Marine spatial planning (MSP) in Europe is in a paradigm shift as all (coastal) European countries now have established practices for the production of marine spatial plans. Though international guidelines and an EU directive for MSP provides policy frameworks, the formulation of national policy designs for MSP remains a national responsibility resulting in vastly different practices. Focusing on three Northern European countries; Denmark, Germany and Norway, this paper presents examples of how national policy designs for marine spatial planning are structured, and how the current practice in each country is influenced by local planning cultures. This mapping gives insights to a number of challenges facing planning authorities when planning for sustainable development. Ambiguity dominates the framework of marine spatial planning and the central sustainability concepts it contains. This paper gives voice to the planning teams, as they are key-players in generating meaning in this ocean of ambiguity, giving insights to their understanding of sustainability in the planning of futures for sustainable seas.

Sea Basin(s): 
Year: 
September 2020
Application in MSP: 
Unknown effect
Sectors: 
Not sector specific
Type of Issue: 
Cross-border cooperation
Type of practice: 
Study
Stage of MSP cycle: 
Develop and implement plan
Cross-border / trans-national aspect: 
Yes
Coherence with other processes: 
Integrated Coastal Zone Management
Marine Strategy Framework Directive

QUESTIONS THIS PRACTICE MAY HELP ANSWER:

  • What is the structure of national policy designs for MSP?
  • How is the current practice in three Northern European countries influenced by local planning cultures?

IMPLEMENTATION CONTEXT:

The research was conducted by the Danish Centre for Blue Governance and the Danish Centre for Environmental Assessment.

ASPECTS / OBJECTIVES:

To provide examples of how national policy designs for marine spatial planning are structured, and how the current practice in each country is influenced by local planning cultures.

METHOD:

The research is based on the extensive literature review.

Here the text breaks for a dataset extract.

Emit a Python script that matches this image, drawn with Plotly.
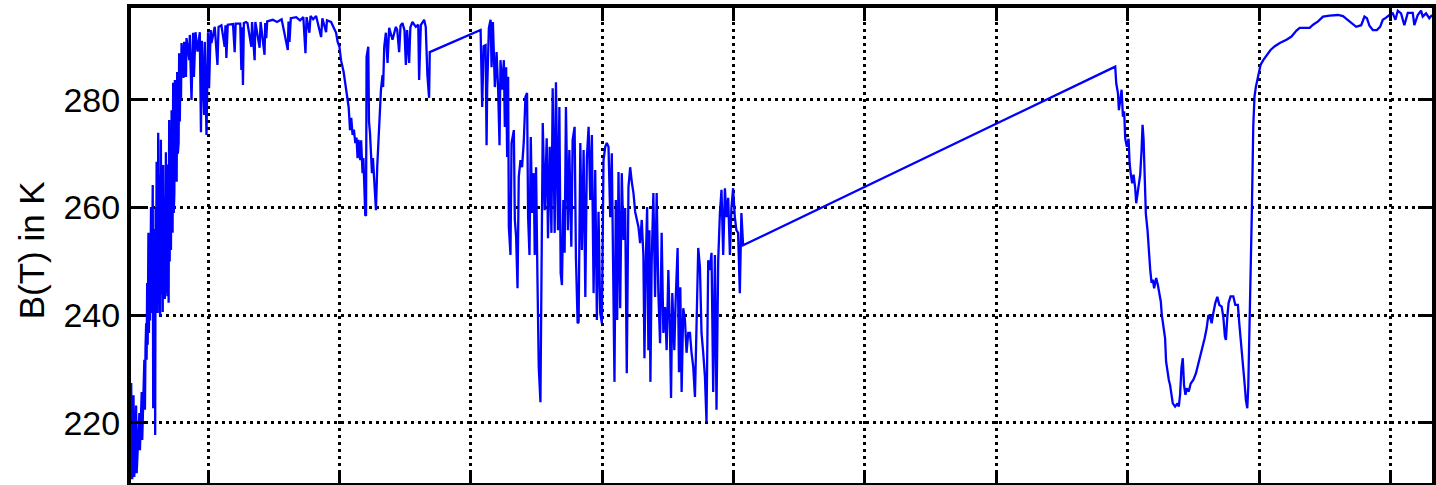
import plotly.graph_objects as go

# Brightness-temperature spectrum, (wavenumber in cm^-1, B(T) in K) per band.
# Consecutive samples are joined by straight line segments, which also spans
# the channel gaps between bands.
BAND1 = [
    (683.0, 227.4), (684.5, 209.5), (686.5, 225.1), (687.7, 209.9), (690.5, 223.2), (691.3, 210.6),
    (695.5, 221.8), (696.3, 214.9), (699.0, 225.7), (699.8, 216.8), (703.0, 231.7), (703.9, 222.4),
    (704.8, 234.0), (705.8, 238.5), (706.5, 231.7), (707.3, 246.0), (708.1, 234.5), (709.2, 255.3),
    (710.0, 236.7), (710.8, 252.0), (711.6, 239.0), (712.4, 256.5), (713.2, 260.1), (714.1, 240.4),
    (715.0, 258.0), (715.8, 264.2), (716.5, 222.7), (717.3, 255.0), (718.2, 238.0), (719.0, 256.0),
    (719.5, 217.7), (720.2, 260.1), (720.9, 243.0), (721.7, 268.5), (722.5, 244.5), (723.3, 240.4),
    (724.1, 273.9), (724.9, 246.0), (725.6, 266.0), (726.3, 241.5), (727.0, 239.7), (728.2, 272.6),
    (729.0, 244.0), (729.8, 265.0), (730.4, 242.0), (731.0, 240.6), (731.7, 267.9), (732.5, 246.5),
    (733.3, 262.0), (734.1, 243.0), (735.0, 245.2), (735.8, 270.3), (736.6, 248.0), (737.4, 268.0),
    (738.2, 243.5), (739.0, 266.5), (740.0, 242.3), (740.8, 276.3), (741.6, 250.0), (742.4, 272.0),
    (743.5, 252.1), (744.5, 278.1), (745.2, 256.0), (746.0, 255.3), (746.9, 283.2), (747.8, 259.0),
    (748.7, 262.7), (749.5, 283.7), (750.4, 266.0), (751.3, 281.5), (752.2, 264.8), (753.0, 285.2),
    (754.0, 270.0), (755.2, 272.0), (756.0, 288.7), (757.0, 276.0), (758.0, 287.0), (758.8, 280.0),
    (759.6, 290.6), (762.8, 284.1), (763.6, 290.8), (766.4, 284.3),
    (767.2, 291.5), (771.4, 287.4), (772.2, 292.1), (774.8, 280.0), (777.2, 292.5), (778.5, 284.3),
    (780.9, 292.6), (784.0, 289.0), (787.4, 292.6), (789.2, 274.0), (790.5, 291.0), (794.0, 277.2),
    (795.0, 290.8), (797.6, 273.5), (800.0, 292.6), (801.5, 282.2), (804.0, 293.0), (805.2, 290.6),
    (810.2, 293.6), (814.3, 286.5), (816.0, 293.6), (820.3, 293.9), (825.3, 289.9), (826.5, 293.9),
    (827.9, 287.8), (830.0, 294.0), (838.0, 294.1), (840.5, 288.9), (842.0, 294.2), (849.0, 294.2),
    (850.7, 285.6), (852.0, 293.5), (853.1, 282.8), (854.5, 294.3), (858.0, 294.5), (860.0, 294.3),
    (865.9, 289.9), (867.0, 294.5), (870.9, 287.4), (872.0, 294.5), (878.5, 289.7), (880.0, 294.5),
    (886.0, 288.4), (887.0, 294.3), (888.6, 291.5), (890.0, 294.6), (898.6, 294.9), (905.0, 294.5),
    (912.0, 295.0), (921.4, 289.3), (922.5, 294.6), (924.0, 290.8), (926.0, 295.2), (934.2, 295.4),
    (940.0, 294.8), (945.0, 295.4), (948.3, 288.7), (950.0, 295.4), (954.3, 292.5), (956.0, 295.6),
    (960.0, 295.0), (964.5, 295.6), (972.1, 291.7), (974.0, 295.2), (979.7, 292.6), (981.0, 294.8),
    (987.3, 294.5), (994.9, 292.5), (997.3, 290.8), (1000.0, 289.9), (1002.4, 287.4), (1006.4, 285.2),
    (1009.0, 283.2), (1010.9, 281.9), (1012.5, 280.0), (1014.0, 278.7), (1015.0, 276.8), (1016.1, 274.4),
    (1018.0, 276.7), (1020.0, 273.5), (1022.0, 274.5), (1024.2, 272.0), (1026.0, 273.0), (1027.6, 269.2),
    (1029.0, 272.6), (1031.7, 268.8), (1033.0, 272.5), (1035.2, 266.4), (1036.5, 269.2), (1037.8, 262.0),
    (1039.3, 258.6), (1040.5, 258.5), (1041.3, 288.0), (1043.9, 289.9), (1045.0, 276.0), (1046.5, 273.9),
    (1048.0, 270.0), (1049.5, 266.4), (1051.0, 269.2), (1053.0, 263.8), (1055.6, 259.5), (1057.5, 267.5),
    (1060.6, 274.4), (1063.2, 281.9), (1065.6, 284.6), (1066.5, 282.4), (1068.2, 289.9), (1070.7, 292.5),
    (1073.2, 286.9), (1074.5, 293.0), (1075.7, 293.4), (1080.8, 291.2), (1085.9, 293.6), (1088.0, 293.0),
    (1090.9, 288.9), (1093.0, 293.8), (1095.9, 294.3), (1099.0, 293.0), (1101.1, 286.5), (1103.0, 293.0),
    (1106.1, 286.9), (1108.0, 293.5), (1111.1, 294.5), (1116.3, 293.6), (1120.0, 294.0), (1121.3, 283.7),
    (1123.9, 293.9), (1128.9, 294.9), (1131.4, 293.6), (1133.9, 284.6), (1136.5, 280.4), (1137.5, 288.9),
]

BAND2 = [
    (1214.9, 293.0), (1217.3, 278.7), (1219.5, 290.0), (1222.5, 290.2), (1224.0, 271.6), (1224.9, 281.9),
    (1227.5, 293.4), (1230.1, 294.9), (1231.6, 286.1), (1233.6, 294.5), (1235.1, 288.0), (1236.6, 282.4),
    (1239.2, 288.9), (1241.6, 281.9), (1243.7, 271.6), (1245.2, 287.4), (1247.7, 281.9), (1250.3, 287.4),
    (1251.8, 275.0), (1253.8, 286.1), (1255.3, 269.4), (1256.8, 284.3), (1257.9, 256.4), (1260.4, 251.2),
    (1262.0, 272.0), (1265.5, 274.4), (1267.0, 257.7), (1269.0, 254.5), (1271.1, 245.0), (1273.0, 265.7),
    (1275.6, 268.8), (1278.0, 267.5), (1280.6, 272.2), (1283.2, 280.6), (1285.6, 281.3), (1287.2, 258.2),
    (1289.3, 251.2), (1291.3, 273.1), (1293.2, 259.0), (1295.8, 266.4), (1297.3, 251.2), (1299.3, 267.5),
    (1301.4, 247.1), (1303.4, 230.4), (1306.0, 223.8), (1307.5, 242.8), (1309.5, 275.7), (1312.5, 259.5),
    (1315.5, 272.9), (1317.5, 254.3), (1320.1, 271.3), (1322.7, 255.3), (1324.6, 282.2), (1327.7, 255.3),
    (1329.6, 283.3), (1332.7, 255.8), (1334.8, 278.7), (1336.8, 247.8), (1338.7, 245.6), (1340.9, 261.4),
    (1342.8, 251.6), (1344.8, 278.7), (1347.8, 255.8), (1350.0, 270.7), (1353.0, 252.7), (1355.0, 272.6),
    (1358.0, 275.0), (1360.0, 250.8), (1362.6, 238.5), (1364.1, 238.7), (1366.7, 272.0), (1369.1, 252.1),
    (1371.7, 270.7), (1374.3, 243.4), (1376.7, 269.4), (1379.3, 275.0), (1381.8, 261.4), (1384.3, 273.5),
    (1386.9, 244.1), (1389.4, 267.0), (1391.9, 239.1), (1394.4, 259.2), (1397.0, 240.4), (1399.5, 238.5),
    (1402.0, 268.8), (1404.6, 271.3), (1407.0, 272.0), (1409.6, 271.3), (1412.2, 258.2), (1414.6, 270.1),
    (1417.2, 244.7), (1418.7, 227.6), (1420.7, 261.4), (1422.8, 239.1), (1424.8, 266.6), (1427.4, 241.3),
    (1429.8, 266.4), (1432.4, 254.0), (1435.0, 259.9), (1437.4, 229.2), (1440.0, 263.8), (1442.6, 267.5),
    (1445.0, 264.8), (1447.6, 262.7), (1450.2, 259.2), (1452.6, 257.7), (1455.2, 256.4), (1457.7, 253.4),
    (1460.2, 257.7), (1462.7, 251.2), (1464.3, 232.0), (1466.2, 248.9), (1468.4, 260.1), (1470.3, 233.5),
    (1471.9, 255.8), (1473.4, 227.6), (1475.3, 249.7), (1477.9, 262.7), (1480.5, 243.4), (1482.9, 262.7),
    (1485.5, 244.1), (1488.1, 234.8), (1490.5, 255.3), (1493.1, 236.7), (1495.7, 241.5), (1498.1, 233.5),
    (1500.7, 248.4), (1503.2, 236.7), (1504.8, 224.6), (1506.7, 244.1), (1509.8, 233.5), (1511.7, 242.3),
    (1514.8, 252.5), (1516.9, 229.4), (1518.9, 245.2), (1520.9, 225.7), (1523.4, 241.3), (1526.0, 239.1),
    (1528.4, 233.0), (1531.0, 236.7), (1533.6, 236.7), (1536.0, 233.0), (1538.6, 230.4), (1541.2, 224.8),
    (1543.6, 236.7), (1546.2, 252.5), (1548.8, 248.9), (1551.2, 236.7), (1553.8, 233.0), (1556.4, 228.5),
    (1558.8, 220.1), (1561.4, 250.2), (1564.0, 248.4), (1566.4, 251.6), (1569.0, 225.7), (1571.6, 251.2),
    (1574.0, 222.4), (1576.6, 250.2), (1579.2, 259.0), (1581.6, 263.3), (1584.2, 251.2), (1586.8, 263.6),
    (1589.2, 258.2), (1591.8, 261.8), (1594.4, 251.2), (1596.7, 259.9), (1599.3, 263.6), (1601.9, 258.2),
    (1604.3, 255.8), (1606.9, 255.3), (1609.5, 244.1), (1611.9, 259.0), (1614.5, 253.0),
]

BAND3 = [
    (2181.0, 286.2), (2182.5, 283.1), (2185.1, 281.3), (2186.6, 278.1), (2188.6, 280.0), (2190.7, 281.9),
    (2192.7, 276.9), (2194.6, 277.9), (2196.2, 272.8), (2198.7, 271.3), (2201.3, 272.8), (2202.9, 268.2),
    (2204.8, 266.1), (2206.8, 264.5), (2208.9, 266.1), (2211.4, 263.6), (2212.9, 260.8), (2215.0, 262.7),
    (2217.4, 263.9), (2219.0, 266.1), (2221.1, 270.7), (2222.6, 275.4), (2224.1, 272.8), (2225.7, 266.7),
    (2227.6, 258.8), (2230.2, 255.7), (2232.2, 250.7), (2234.2, 248.5), (2236.3, 246.0), (2238.3, 246.6),
    (2240.2, 245.0), (2243.3, 246.9), (2245.9, 245.6), (2248.4, 243.8), (2250.4, 242.5), (2251.9, 240.0),
    (2254.5, 237.6), (2256.9, 235.7), (2258.4, 231.4), (2260.6, 229.2), (2262.5, 228.0), (2264.5, 227.0),
    (2266.6, 225.2), (2268.6, 223.6), (2272.1, 223.0), (2275.7, 223.6), (2277.7, 223.0), (2279.7, 225.2),
    (2281.8, 230.2), (2283.8, 232.0), (2285.7, 227.0), (2287.9, 225.2), (2289.8, 226.4), (2292.9, 225.8),
    (2295.9, 227.3), (2300.0, 228.0), (2303.9, 229.2), (2308.0, 231.1), (2311.1, 232.6), (2314.1, 234.2),
    (2317.1, 235.7), (2320.2, 237.6), (2322.8, 240.0), (2325.2, 239.7), (2327.8, 238.5), (2330.3, 240.4),
    (2333.4, 242.3), (2336.4, 243.4), (2339.5, 241.9), (2343.0, 241.6), (2345.5, 239.7), (2348.0, 236.0),
    (2349.5, 235.4), (2351.6, 239.7), (2353.6, 242.3), (2356.6, 243.5), (2360.7, 243.5), (2363.8, 241.9),
    (2367.7, 241.9), (2369.8, 238.5), (2371.8, 236.0), (2373.8, 233.5), (2375.9, 230.7), (2377.9, 227.3),
    (2379.9, 224.2), (2382.0, 222.7), (2383.5, 226.6), (2385.0, 234.8), (2387.0, 247.1), (2389.0, 259.5),
    (2391.1, 275.1), (2393.0, 280.6), (2395.0, 282.4), (2397.1, 283.7), (2399.1, 285.0), (2402.2, 286.5),
    (2406.3, 287.4), (2410.2, 288.0), (2412.4, 288.4), (2417.4, 289.3), (2423.9, 290.0), (2431.5, 290.6),
    (2441.7, 291.2), (2449.3, 291.8), (2456.9, 292.9), (2461.8, 293.4), (2477.0, 293.4), (2482.2, 294.0),
    (2489.7, 294.6), (2497.3, 295.5), (2507.3, 295.7), (2520.1, 295.8), (2527.7, 295.6), (2535.2, 294.9),
    (2542.8, 294.1), (2547.8, 293.6), (2555.4, 293.9), (2560.4, 295.5), (2564.1, 295.2), (2568.0, 293.8),
    (2573.2, 293.0), (2579.2, 293.0), (2584.2, 293.6), (2588.3, 294.9), (2593.3, 295.3), (2598.4, 295.8),
    (2603.5, 296.1), (2607.5, 294.9), (2611.1, 296.6), (2616.1, 296.1), (2621.1, 293.9), (2626.3, 296.2),
    (2633.9, 296.2), (2636.3, 293.9), (2641.5, 295.8), (2646.5, 296.6), (2649.1, 295.5), (2654.1, 296.1),
    (2659.1, 295.2), (2663.2, 295.8),
]

WAVENUMBER_GRID = [800, 1000, 1200, 1400, 1600, 1800, 2000, 2200, 2400, 2600]
BT_TICKS = [220, 240, 260, 280]
WAVENUMBER_RANGE = [682.7, 2663.2]
BT_RANGE = [208.8, 297.1]
Y_LABEL = "B(T) in K"

spectrum = BAND1 + BAND2 + BAND3
wavenumber = [p[0] for p in spectrum]
brightness_temp = [p[1] for p in spectrum]

FONT = "Liberation Sans, Arial, Helvetica, sans-serif"

fig = go.Figure(
    go.Scatter(
        x=wavenumber,
        y=brightness_temp,
        mode="lines",
        line=dict(color="#0000ff", width=2.3),
        hoverinfo="x+y",
    )
)

axis_common = dict(
    ticks="inside",
    tickcolor="black",
    tickwidth=3,
    showline=True,
    linecolor="black",
    linewidth=4,
    mirror="ticks",
    showgrid=True,
    gridcolor="black",
    gridwidth=2.5,
    griddash="3px,4px",
    zeroline=False,
)

fig.update_xaxes(
    range=WAVENUMBER_RANGE,
    tickmode="array",
    tickvals=WAVENUMBER_GRID,
    showticklabels=False,
    ticklen=13,
    **axis_common,
)
fig.update_yaxes(
    range=BT_RANGE,
    tickmode="array",
    tickvals=BT_TICKS,
    ticktext=[str(v) for v in BT_TICKS],
    ticklen=14,
    tickfont=dict(family=FONT, size=34, color="black"),
    **axis_common,
)

fig.add_annotation(
    text=Y_LABEL,
    textangle=-90,
    xref="paper",
    yref="paper",
    x=-0.0766,
    y=0.4905,
    xanchor="center",
    yanchor="middle",
    showarrow=False,
    font=dict(family=FONT, size=35, color="black"),
)

fig.update_layout(
    width=1436,
    height=485,
    margin=dict(l=131, r=0, t=8, b=2),
    paper_bgcolor="white",
    plot_bgcolor="white",
    showlegend=False,
    font=dict(family=FONT, color="black"),
)

fig.write_html("out.html")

The authors apply theoretical framework to answer the research questions.

MAIN OUTPUTS / RESULTS:

  • The ambiguity of marine spatial planning (MSP) frameworks makes for heterogeneous MSP policy designs and practices.
  • The use of sustainability concepts in MSP policy design is ambiguous and has no guidance for implementation.
  • Planners are relied upon to understand sustainability however their comprehension is often lacking.
  • National planning cultures in MSP authorities largely depend on the type of agency (e.g., environmental vs. economic).

TRANSFERABILITY:

The methodology developed in this study is applicable to MSP processes in other regions.

RESPONSIBLE ENTITY: 

Centre for Blue Governance, Department of Planning, Aalborg University.